I thought I'd pass this on for those of you that have slow table joins. I'm sure a few of you have already figured this out, but if not, here it is.

I have some slow table joins, namely a 6 table join using a primary integer index field which takes 15 seconds to pull in 18k rows from each of the 35 million row tables. Unfortunately I have to do this 3000 times so the time adds up.

I was able to speed this up by 2x with small or large number of table joins.

Here's how I did it.

1) Created 6 memory tables, one for each of the tables I'm joining. I extract the 18k rows from each of the disk based tables,

2) Then build an index on the join column of each memory table.
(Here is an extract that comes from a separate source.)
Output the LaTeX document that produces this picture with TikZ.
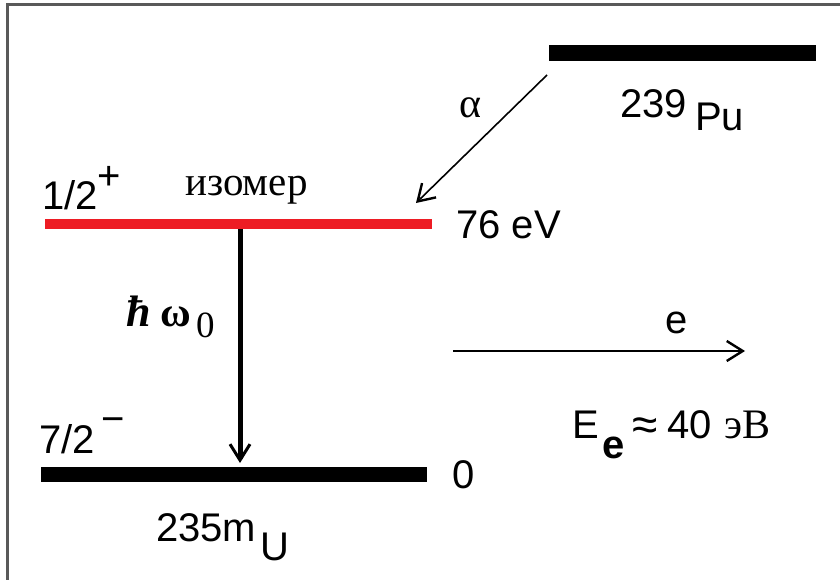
\documentclass[tikz,border=0pt]{standalone}
\usepackage{fontspec}
\setmainfont{Liberation Sans}
\newfontfamily\rmserif{Liberation Serif}
\usetikzlibrary{arrows.meta}
\definecolor{isored}{RGB}{237,28,36}

\begin{document}
\begin{tikzpicture}[
  x=1pt, y=-1pt,
  font=\fontsize{40}{42}\selectfont,
  lvl/.style={fill=black, inner sep=0, outer sep=0},
  lbl/.style={inner sep=0, anchor=base west},
  thin/.style={->, line width=1.6pt, >={Straight Barb[length=16pt, width=20pt, line width=2.4pt]}},
  gamma/.style={->, line width=5pt, >={Straight Barb[length=16pt, width=20pt, line width=3pt]}}
]
\useasboundingbox (0,0) rectangle (840,580);
% frame, only top and left are visible
\draw[gray!70!black, line width=3pt] (7,580) -- (7,5) -- (840,5);

% levels
\node[lvl, minimum width=267pt, minimum height=16pt] (pu) at (682.5,53) {};
\node[lvl, fill=isored, minimum width=387pt, minimum height=10pt] (iso) at (238.5,224) {};
\node[lvl, minimum width=386pt, minimum height=15pt] (gs) at (234,474.5) {};

% transitions
\coordinate (a1) at (547,75);
\coordinate (a2) at (416,203);
\draw[thin] (a1) -- (a2);
\coordinate (g1) at (240,229);
\coordinate (g2) at (240,463);
\draw[gamma] (g1) -- (g2);
\coordinate (e1) at (453,351);
\coordinate (e2) at (745,351);
\draw[thin, line width=1.2pt] (e1) -- (e2);

% labels
\node[lbl] (alpha) at (459,118) {\fontsize{42}{42}\rmserif α};
\node[lbl] (pun) at (620,118) {239};
\node[lbl] (pus) at (695,131) {Pu};
\node[lbl] (spin1) at (42,210) {1/2};
\node (par1) at (109,178) {+};
\node[lbl] (isot) at (185,196) {\fontsize{41}{41}\rmserif изомер};
\node[lbl] (en1) at (456,238) {76 eV};
\node[lbl] (hb) at (126,326) {\fontsize{44}{44}\rmserif\bfseries\itshape ħ};
\node[lbl] (om) at (160,326) {\fontsize{42}{42}\rmserif\bfseries ω};
\node[lbl] (om0) at (196,337) {\fontsize{37}{37}\rmserif 0};
\node[lbl] (el) at (665,333) {e};
\node[lbl] (ee) at (572,438) {E};
\node[lbl] (esub) at (602,458) {\bfseries e};
\node[lbl] (apx) at (632,440) {\fontsize{46}{46}\selectfont ≈};
\node[lbl] (ev) at (667,438) {40};
\node[lbl] (evu) at (724,438) {\fontsize{42}{42}\rmserif эВ};
\node[lbl] (spin2) at (39,453) {7/2};
\node (par2) at (113,425.5) {−};
\node[lbl] (en0) at (452,488) {0};
\node[lbl] (un) at (156,541) {235m};
\node[lbl] (us) at (260,560) {U};
\end{tikzpicture}
\end{document}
3) Join the memory tables together.

The time for all the steps is 50% of using MyISAM tables on disk.


Example:

create temporary table mem_table1 type=memory select col1,col2,..coln from table1 where date='2006-01-01'; alter table mem_table1 add index ix_Primary (Rcd_Id); -- Can omit index from 1st table
... Repeat for remaining 5 tables....

now join the memory tables together. Here I'm using a left join:

select * from mem_table1 T1 left join mem_table2 T2 on T1.KeyField=T2.KeyField ...

I figure this is faster because random disk access needed to join a disk based table is considerably slower than when using a RAM based table. The overhead of creating the Memory table, extracting the data and building the index isn't that slow because the data is accessed sequentially as opposed to the slower random disk access needed for the join.

If anyone wants to try it out, let me know if you see an improvement.